The Managing Posture

The fundraiser controls the donor. In this posture, the fundraiser’s revenue goals are most important. And donors are treated as assets to exceeding the goal. In this posture, the fundraiser is laser focused on efficiency, persuasion, and closing the deal.

This posture too, can be very effective. But like the first, the control posture has its limits. Hurried asks occur. More shallow, less long-term relationships are formed. Donor fatigue can happen. And ultimately, there is less connection between the donor and the bigger story to which they are participating.


Another fear-based relationship with money is operating under the surface. Like the subservient posture, the control posture also uses money as the currency of value. But instead of valuing ourselves too little, we inflate our value to the point where our success is the primary goal. So, raising more money equates to proving our own worth.


In both the subservient and the control posture, money is given improper value. It either validates our unworthiness or it validates our significance. It’s either something unattainable or its something to conquer. In either case, fundraisers’ relationship with money is an essential factor in how we interact with donors.


The Missional Posture

The third posture we want to discuss is where a missional relationship is formed between the fundraiser and donor. This posture is both deeply rewarding personally but also presents the opportunity for the greatest level of generosity.


In this posture, fundraiser and donor develop a mutual relationship by sharing and listening to one another’s stories. Once personal connection and trust is formed, fundraiser and donor go shoulder to shoulder and set their sights on making a missional impact on the world.


A missional relationship may look like this: A fundraiser, in the first or second meeting with a donor, may say, “my hope is that I can partner with you in connecting your deepest passions with someone else’ deepest needs. I’d like to be a kind of missional partner with you if that’s helpful.” This establishes a mutuality between a fundraiser and donor. The donor has a story worth acting upon and the fundraiser is confident in their vocation. Over time, the relationship strengthens and becomes a sort of friendship on a mission.

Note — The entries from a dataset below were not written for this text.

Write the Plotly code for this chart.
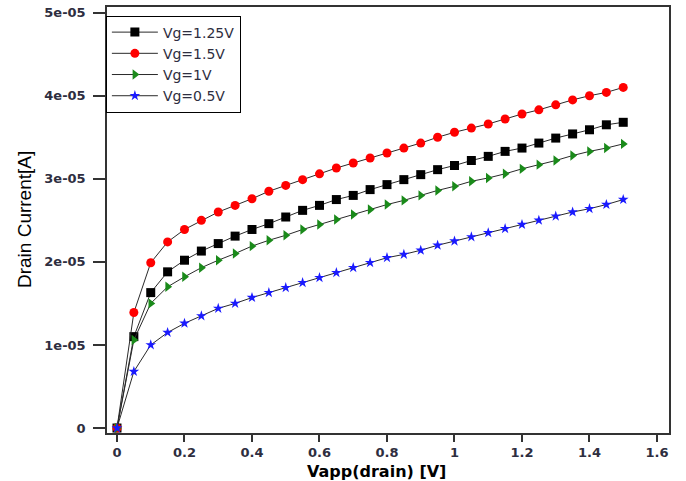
import plotly.graph_objects as go

# Drain voltage sweep (V)
vapp = [round(0.05 * i, 2) for i in range(31)]

# Drain current (units of 1e-5 A) for each gate voltage
id_vg150 = [0, 1.39, 1.99, 2.24, 2.39, 2.50, 2.60, 2.68, 2.76, 2.85, 2.92, 2.99, 3.06, 3.13,
            3.19, 3.25, 3.31, 3.37, 3.43, 3.50, 3.56, 3.61, 3.66, 3.72, 3.78, 3.83, 3.89,
            3.95, 4.00, 4.04, 4.10]
id_vg125 = [0, 1.10, 1.63, 1.88, 2.02, 2.13, 2.22, 2.31, 2.39, 2.46, 2.54, 2.62, 2.68, 2.75,
            2.80, 2.87, 2.93, 2.99, 3.05, 3.11, 3.16, 3.22, 3.27, 3.33, 3.37, 3.43, 3.49,
            3.54, 3.59, 3.65, 3.68]
id_vg100 = [0, 1.06, 1.50, 1.70, 1.82, 1.93, 2.02, 2.10, 2.19, 2.26, 2.32, 2.39, 2.45, 2.51,
            2.57, 2.63, 2.69, 2.74, 2.80, 2.86, 2.91, 2.97, 3.01, 3.06, 3.12, 3.17, 3.22,
            3.28, 3.33, 3.37, 3.42]
id_vg050 = [0, 0.68, 1.00, 1.15, 1.26, 1.35, 1.44, 1.50, 1.57, 1.63, 1.69, 1.75, 1.81, 1.87,
            1.93, 1.99, 2.05, 2.09, 2.14, 2.20, 2.25, 2.30, 2.35, 2.40, 2.45, 2.50, 2.55,
            2.60, 2.64, 2.69, 2.75]

y_tickvals = [0, 1e-5, 2e-5, 3e-5, 4e-5, 5e-5]
y_ticktext = ["0", "1e-05", "2e-05", "3e-05", "4e-05", "5e-05"]
x_tickvals = [0, 0.2, 0.4, 0.6, 0.8, 1.0, 1.2, 1.4, 1.6]
x_ticktext = ["0", "0.2", "0.4", "0.6", "0.8", "1", "1.2", "1.4", "1.6"]

series = [
    ("Vg=1.25V", id_vg125, "black", "square", 9),
    ("Vg=1.5V", id_vg150, "#ff0000", "circle", 9),
    ("Vg=1V", id_vg100, "#1a8a1a", "triangle-right", 9),
    ("Vg=0.5V", id_vg050, "#1a1aff", "star", 8),
]

fig = go.Figure()
for name, vals, color, symbol, size in series:
    fig.add_trace(go.Scatter(
        x=vapp,
        y=[v * 1e-5 for v in vals],
        mode="lines+markers",
        name=name,
        line=dict(color="#2a2a2a", width=1),
        marker=dict(color=color, symbol=symbol, size=size, line=dict(width=0)),
    ))

tick_font = dict(family="DejaVu Sans", size=13, color="#2e2e40", weight="bold")

fig.update_layout(
    width=686,
    height=481,
    margin=dict(l=107, r=17, t=5, b=48),
    paper_bgcolor="white",
    plot_bgcolor="white",
    showlegend=True,
    legend=dict(
        x=-0.002, y=0.98, xanchor="left", yanchor="top",
        bgcolor="white", bordercolor="black", borderwidth=1,
        font=dict(family="DejaVu Sans", size=14, color="#2e2e40"),
        itemwidth=46,
        tracegroupgap=0,
    ),
    xaxis=dict(
        range=[-0.0296, 1.6356],
        tickvals=x_tickvals, ticktext=x_ticktext,
        ticks="outside", ticklen=7, tickwidth=1.5, tickcolor="#333",
        showline=True, linecolor="#333", linewidth=1.5, mirror=True,
        showgrid=False, zeroline=False,
        tickfont=tick_font,
    ),
    yaxis=dict(
        range=[-0.06e-5, 5.068e-5],
        tickvals=y_tickvals, ticktext=y_ticktext,
        ticks="outside", ticklen=12, tickwidth=1.5, tickcolor="#333",
        showline=True, linecolor="#333", linewidth=1.5, mirror=True,
        showgrid=False, zeroline=False,
        tickfont=tick_font,
        ticklabelstandoff=5,
    ),
    annotations=[
        dict(text="Drain Current[A]", xref="paper", yref="paper", x=0, y=0.5,
             xanchor="center", yanchor="middle", xshift=-83, textangle=-90,
             showarrow=False,
             font=dict(family="Liberation Sans", size=19, color="black")),
        dict(text="<b>Vapp(drain) [V]</b>", xref="paper", yref="paper",
             x=(376 - 107) / 562, y=0, xanchor="center", yanchor="top",
             yshift=-27, showarrow=False,
             font=dict(family="DejaVu Sans", size=16, color="black")),
    ],
)

fig.write_html("out.html")
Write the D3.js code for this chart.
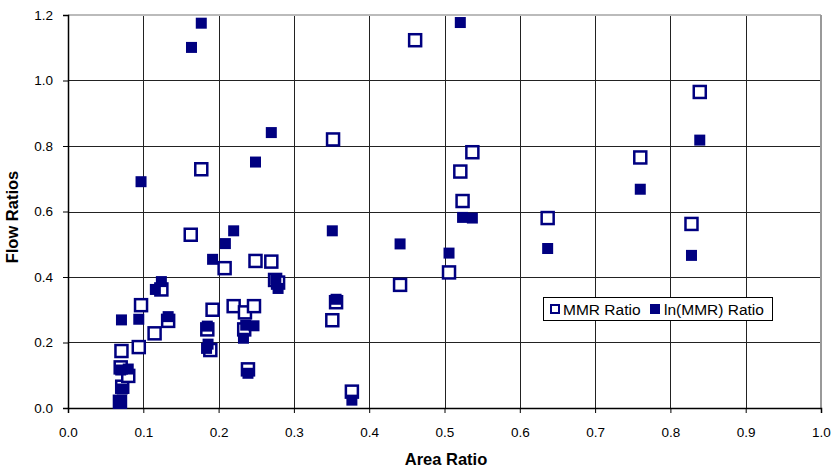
<!DOCTYPE html>
<meta charset="utf-8">
<html>
<head>
<title>flow vs area ratio</title>
<style>
    body {
        margin: 0;
        background: #fff;
    }
    text {
        font-family: Arial, "Liberation Sans", sans-serif;
        fill: #000;
    }
</style>
<script src="https://d3js.org/d3.v7.min.js"></script>
</head>
<body>
<div id="chart"></div>

<script>

// MMR Ratio (open squares)
var mmrArea = [0.069, 0.072, 0.080, 0.070, 0.071, 0.094, 0.097, 0.115, 0.124, 0.133,
               0.163, 0.177, 0.185, 0.189, 0.192, 0.208, 0.220, 0.234, 0.235, 0.239,
               0.247, 0.249, 0.270, 0.275, 0.279, 0.351, 0.352, 0.356, 0.377, 0.441,
               0.461, 0.506, 0.521, 0.524, 0.537, 0.637, 0.760, 0.828, 0.839];
var mmrFlow = [0.019, 0.065, 0.098, 0.124, 0.174, 0.186, 0.314, 0.228, 0.362, 0.266,
               0.529, 0.729, 0.240, 0.177, 0.300, 0.427, 0.311, 0.240, 0.292, 0.118,
               0.311, 0.449, 0.447, 0.391, 0.383, 0.268, 0.820, 0.323, 0.050, 0.376,
               1.123, 0.414, 0.722, 0.632, 0.781, 0.580, 0.765, 0.562, 0.965];

// ln(MMR) Ratio (filled squares)
var lnArea = [0.069, 0.072, 0.070, 0.080, 0.071, 0.094, 0.097, 0.116, 0.124, 0.133,
              0.164, 0.177, 0.185, 0.184, 0.186, 0.192, 0.209, 0.220, 0.233, 0.236,
              0.239, 0.247, 0.249, 0.270, 0.276, 0.279, 0.351, 0.356, 0.377, 0.441,
              0.506, 0.521, 0.524, 0.537, 0.637, 0.760, 0.828, 0.839];
var lnFlow = [0.019, 0.058, 0.116, 0.119, 0.269, 0.271, 0.691, 0.362, 0.386, 0.279,
              1.101, 1.175, 0.250, 0.182, 0.195, 0.454, 0.502, 0.541, 0.213, 0.253,
              0.106, 0.251, 0.751, 0.841, 0.394, 0.365, 0.541, 0.332, 0.024, 0.501,
              0.473, 1.177, 0.582, 0.580, 0.487, 0.668, 0.466, 0.818];

var xTicks = [0, 0.1, 0.2, 0.3, 0.4, 0.5, 0.6, 0.7, 0.8, 0.9, 1.0];
var yTicks = [0, 0.2, 0.4, 0.6, 0.8, 1.0, 1.2];
var seriesNames = ["MMR Ratio", "ln(MMR) Ratio"];

var navy = "#000080";

// set the dimensions and margins of the graph
var margin = {top: 15, right: 10, bottom: 63, left: 68},
    width = 831 - margin.left - margin.right,
    height = 471 - margin.top - margin.bottom;

var x = d3.scaleLinear().domain([0, 1]).range([0, width]);
var y = d3.scaleLinear().domain([0, 1.2]).range([height, 0]);

var svg = d3.select("#chart")
  .append("svg")
    .attr("width", 831)
    .attr("height", 471)
  .append("g")
    .attr("transform", "translate(" + margin.left + "," + margin.top + ")");

// grid lines
svg.selectAll(".vgrid")
    .data(xTicks.slice(1, -1))
  .enter().append("line")
    .attr("x1", function(d) { return Math.round(x(d)) + 0.5; })
    .attr("x2", function(d) { return Math.round(x(d)) + 0.5; })
    .attr("y1", 0)
    .attr("y2", height)
    .style("stroke", "#222");

svg.selectAll(".hgrid")
    .data(yTicks.slice(1, -1))
  .enter().append("line")
    .attr("x1", 0)
    .attr("x2", width)
    .attr("y1", function(d) { return Math.round(y(d)) + 0.5; })
    .attr("y2", function(d) { return Math.round(y(d)) + 0.5; })
    .style("stroke", "#222");

// top and right border of the plot area
svg.append("line")
    .attr("x1", 0).attr("x2", width)
    .attr("y1", 0).attr("y2", 0)
    .style("stroke", "#bbb")
    .style("stroke-width", 2);
svg.append("line")
    .attr("x1", width).attr("x2", width)
    .attr("y1", 0).attr("y2", height)
    .style("stroke", "#999")
    .style("stroke-width", 2);

// Add the X Axis
var xAxis = svg.append("g")
    .attr("transform", "translate(0," + height + ")")
    .call(d3.axisBottom(x).tickValues(xTicks).tickFormat(d3.format(".1f"))
        .tickSize(5).tickPadding(14));

// Add the Y Axis
var yAxis = svg.append("g")
    .call(d3.axisLeft(y).tickValues(yTicks).tickFormat(d3.format(".1f"))
        .tickSize(5).tickPadding(10));

[xAxis, yAxis].forEach(function(a) {
  a.select(".domain").style("stroke", "#000").style("stroke-width", 1.5);
  a.selectAll(".tick line").style("stroke", "#000");
  a.selectAll("text")
      .style("font-size", "13.5px")
      .style("font-family", "Arial, 'Liberation Sans', sans-serif")
      .style("fill", "#000");
});

// MMR Ratio markers
svg.selectAll(".mmr")
    .data(mmrArea)
  .enter().append("rect")
    .attr("x", function(d) { return x(d) - 6; })
    .attr("y", function(d, i) { return y(mmrFlow[i]) - 6; })
    .attr("width", 12)
    .attr("height", 12)
    .style("fill", "#fff")
    .style("stroke", navy)
    .style("stroke-width", 2.5);

// ln(MMR) Ratio markers
svg.selectAll(".ln")
    .data(lnArea)
  .enter().append("rect")
    .attr("x", function(d) { return x(d) - 5.5; })
    .attr("y", function(d, i) { return y(lnFlow[i]) - 5.5; })
    .attr("width", 11)
    .attr("height", 11)
    .style("fill", navy);

// axis titles
svg.append("text")
    .attr("x", 378)
    .attr("y", height + 57)
    .attr("text-anchor", "middle")
    .style("font-size", "16.5px")
    .style("font-weight", "bold")
    .text("Area Ratio");

svg.append("text")
    .attr("transform", "translate(" + (-50) + "," + 202 + ") rotate(-90)")
    .attr("text-anchor", "middle")
    .style("font-size", "16.5px")
    .style("font-weight", "bold")
    .text("Flow Ratios");

// legend
var legend = svg.append("g")
    .attr("transform", "translate(" + (543.5 - margin.left) + "," + (297.5 - margin.top) + ")");

legend.append("rect")
    .attr("width", 229)
    .attr("height", 23)
    .style("fill", "#fff")
    .style("stroke", "#000")
    .style("stroke-width", 1);

legend.append("rect")
    .attr("x", 7.5).attr("y", 7.5)
    .attr("width", 8).attr("height", 8)
    .style("fill", "#fff")
    .style("stroke", navy)
    .style("stroke-width", 2);

legend.append("text")
    .attr("x", 19.5).attr("y", 17)
    .style("font-size", "15.5px")
    .text(seriesNames[0]);

legend.append("rect")
    .attr("x", 106.5).attr("y", 6.5)
    .attr("width", 10).attr("height", 10)
    .style("fill", navy);

legend.append("text")
    .attr("x", 120.5).attr("y", 17)
    .style("font-size", "15.5px")
    .text(seriesNames[1]);

</script>
</body>
</html>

It is in this posture that the fundraiser becomes an agent of generosity, not just a recipient or administrator of a charitable gift. Fundraiser and donor are on mission together, working to express their story in a generous, creative, restorative way.


Our view of money, with this posture, is redemptive. Money is a currency, not of self worth, but of personal and cultural values. If we value the restoration of others, our money generously flows to restorative projects with joy.


But how do we reverse a lifetime of fear-based beliefs about money in order to build missional relationships?


I still remember the feeling I had when the nonprofit I was working for received our first $10,000 check. It was just after we received 501(c)(3) status and it was our first gift. Before this gift, I held a strong subservient posture toward donors because I believed that money was hard to come by and hard to part with. This donor was not wealthy, but had just received dividends on the sale of the company they worked for. They had given us a percentage of that income. Over the years, this donor has significantly shifted my view of money from something to be feared to something to move around. They’ve helped me see that it’s not a snake as much as a garden hose.


It is possible that a missional relationship with a donor can change you. As fundraisers, we can, and should allow relationships with donors to transform us. In the same way that we hope a donor will be transformed by participating with our organization, we can be transformed by our relationship with the donor. We arrive willing to have our minds changed about money. We do this by entering into a type of relationship that resembles vulnerability.


Missional relationships are difficult for this reason. We have to discover, authentically, the other person - who are they, what has shaped them, what brings them joy and breaks their heart? This occurs through storytelling and listening. When we discover one another’s identities and vocations. When we understand a bit about the other’s story and hopes for a better world, community, life. When we are willing to be known.